Let f be a ring homomorphism from B onto D, such that the kernel is prine. Hence D is also an integral domain. Restrict f to B_u, giving a ring homomorphism from a purely transcendental extension into an integral domain. Call the image D_u, and note that this is a finitely generated K algebra. Apply noether normalization, and find indeterminants y₁ through y_l mapping faithfully into D, while y_l+1 through y_n map to 0. This is the map from B_t onto D_t, with B_u integral over B_t and mapping to D_u integral over D_t, and B integral over B_u mapping to D integral over D_u. In other words, D is a transcendental extension of degree l followed by an integral extension, followed by an integral extension. We know that such a ring has dimension l.

Build a chain of l+1 primes in D, starting with 0 and ending with a maximal ideal. This pulls back to a chain of prime ideals in B, starting with the kernel of f and ending with a maximal ideal.

How about the prime ideals inside the kernel? Start with 0 and adjoin y_l+1 through y_n-1, one at a time. This builds an ascending chain of prime ideals inside the subring B_u. Turn this around so that it is a descending chaing of prime ideals. The largest prime ideal is generated by y_l+1 through y_n-1, and the last prime ideal is 0. Remember that B is integral over B_u, and is an integral domain. Lift this descending chain to a descending chain in B. All these prime ideals are properly contained in the kernel of f. This because the kernel is a prime ideal lying over y_l+1 through y_n.

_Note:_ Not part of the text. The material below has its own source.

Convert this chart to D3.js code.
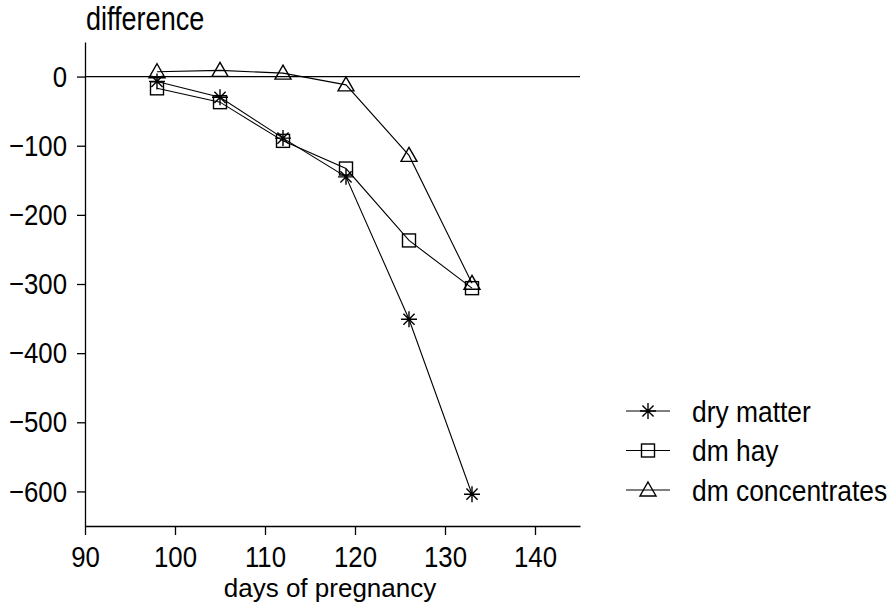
<!DOCTYPE html>
<html>
<head>
<meta charset="utf-8">
<script src="https://cdn.jsdelivr.net/npm/d3@7"></script>
<style>
  body { margin: 0; background: #fff; }
  svg text { font-family: "Liberation Sans", Arimo, sans-serif; fill: #000; }
  .axis path, .axis line { stroke: #000; stroke-width: 1.3px; }
  .axis text { font-size: 30px; font-family: "Liberation Sans", sans-serif; }
  .series { fill: none; stroke: #000; stroke-width: 1.1px; }
  .mark { fill: none; stroke: #000; stroke-width: 1.4px; }
</style>
</head>
<body>
<svg id="chart" width="893" height="604"></svg>
<script>
// days of pregnancy (x)
var days = [98, 105, 112, 119, 126, 133];

// differences
var dryMatter     = [-7, -30, -89, -145, -351, -604];
var dmHay         = [-17, -37, -93, -133, -237, -306];
var dmConcentrate = [7, 9, 5, -12, -114, -299];

var seriesNames = ["dry matter", "dm hay", "dm concentrates"];
var seriesMarks = ["star", "square", "triangle"];

var xTicks = [90, 100, 110, 120, 130, 140];
var yTicks = [0, -100, -200, -300, -400, -500, -600];

var svg = d3.select("#chart");

var x = d3.scaleLinear().domain([90, 145]).range([85, 580]);
var y = d3.scaleLinear().domain([50, -650]).range([42, 526]);

// the plotter font is narrow: squeeze texts sideways
function squash(sel, sx) {
  sel.each(function(){
    var t = d3.select(this);
    var x0 = +t.attr("x") || 0;
    t.attr("x", x0 / sx).attr("transform", "scale(" + sx + ",1)");
  });
}

// axes
var gx = svg.append("g")
    .attr("class", "x axis")
    .attr("transform", "translate(0," + y(-650) + ")")
    .call(d3.axisBottom(x).tickValues(xTicks).tickSize(9).tickSizeOuter(0).tickPadding(11));
squash(gx.selectAll("text"), 0.86);

var gy = svg.append("g")
    .attr("class", "y axis")
    .attr("transform", "translate(" + x(90) + ",0)")
    .call(d3.axisLeft(y).tickValues(yTicks).tickSize(8).tickSizeOuter(0).tickPadding(10));
squash(gy.selectAll("text"), 0.86);

// zero line
svg.append("line")
    .attr("x1", x(90)).attr("x2", x(145))
    .attr("y1", y(0)).attr("y2", y(0))
    .attr("stroke", "#000").attr("stroke-width", 1.2);

svg.append("text")
    .attr("x", 86).attr("y", 30)
    .style("font-size", "33px")
    .text("difference")
    .call(squash, 0.82);

svg.append("text")
    .attr("x", 330).attr("y", 597)
    .attr("text-anchor", "middle")
    .style("font-size", "26px")
    .text("days of pregnancy");

function drawMark(g, kind) {
  if (kind == "star") {
    var r = 8;
    g.append("path").attr("class", "mark")
      .attr("d", "M0," + (-r) + "V" + r + "M" + (-r) + ",0H" + r +
        "M" + (-r*0.7) + "," + (-r*0.7) + "L" + (r*0.7) + "," + (r*0.7) +
        "M" + (-r*0.7) + "," + (r*0.7) + "L" + (r*0.7) + "," + (-r*0.7));
  } else if (kind == "square") {
    g.append("rect").attr("class", "mark")
      .attr("x", -6.5).attr("y", -6.5).attr("width", 13).attr("height", 13);
  } else {
    g.append("path").attr("class", "mark")
      .attr("d", "M0,-8L8,6H-8Z");
  }
}

var allSeries = [dryMatter, dmHay, dmConcentrate];
var line = d3.line().x(function(d, i){ return x(days[i]); }).y(function(d){ return y(d); });

allSeries.forEach(function(vals, k){
  svg.append("path").attr("class", "series").attr("d", line(vals));
  vals.forEach(function(v, i){
    var g = svg.append("g").attr("transform", "translate(" + x(days[i]) + "," + y(v) + ")");
    drawMark(g, seriesMarks[k]);
  });
});

// legend
var legY = d3.scaleLinear().domain([0, 2]).range([411, 490]);
seriesNames.forEach(function(name, k){
  var ly = legY(k);
  svg.append("line").attr("x1", 626).attr("x2", 670).attr("y1", ly).attr("y2", ly)
    .attr("stroke", "#000").attr("stroke-width", 1.1);
  drawMark(svg.append("g").attr("transform", "translate(648," + ly + ")"), seriesMarks[k]);
  svg.append("text").attr("x", 692).attr("y", ly + 11)
    .style("font-size", "30px").text(name)
    .call(squash, 0.88);
});
</script>
</body>
</html>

Combine the chain containing the kernel and the chain inside the kernel to build a chain of length n+1 inside B. Since the dimension of B equals its transcendent degree, this is the longest possible chain. It has to run from 0 up to some maximal ideal. Every prime ideal in B participates in a chain of length n+1.

You might be wondering why B has to be an integral domain. The chain of primes inside the kernel was lifted up to B in descending order. Descending chains are harder to lift than ascending chains. The larger ring, in this case B, must be an integral domain, and the smaller ring must be integrally closed. In this case the smaller ring is K adjoin several indeterminants, which is a ufd, which is integrally closed.

Filling in the Gaps

Assume B contains a chain of prime ideals. Let P₁ be the least of these and let D = B/P₁. Use the above theorem to find prime ideals of B inside P₁. Map all the larger prime ideals into D. By induction, we can fill in the (shorter) chain in D. Pull these prime ideals back to B and our chain is complete. Thus every chain of primes embeds in a chain of length n+1. New primes slip between old ones, as dictated by their dimensions.

Catenary Ring

The ring R is catenary if it has a finite dimension n, and every chain of primes in R embeds in a chain of length n+1. By the above, a finitely generated K algebra that is an integral domain is catenary.

Chains of Varieties

Start with a chain of varieties in Cⁿ. This corresponds to a chain of prime ideals in the ring of polynomials K[x₁,x₂,…x_n], which is a catenary ring. Therefore the chain of varieties is part of a chain of length n+1, culminating in the entire space Cⁿ.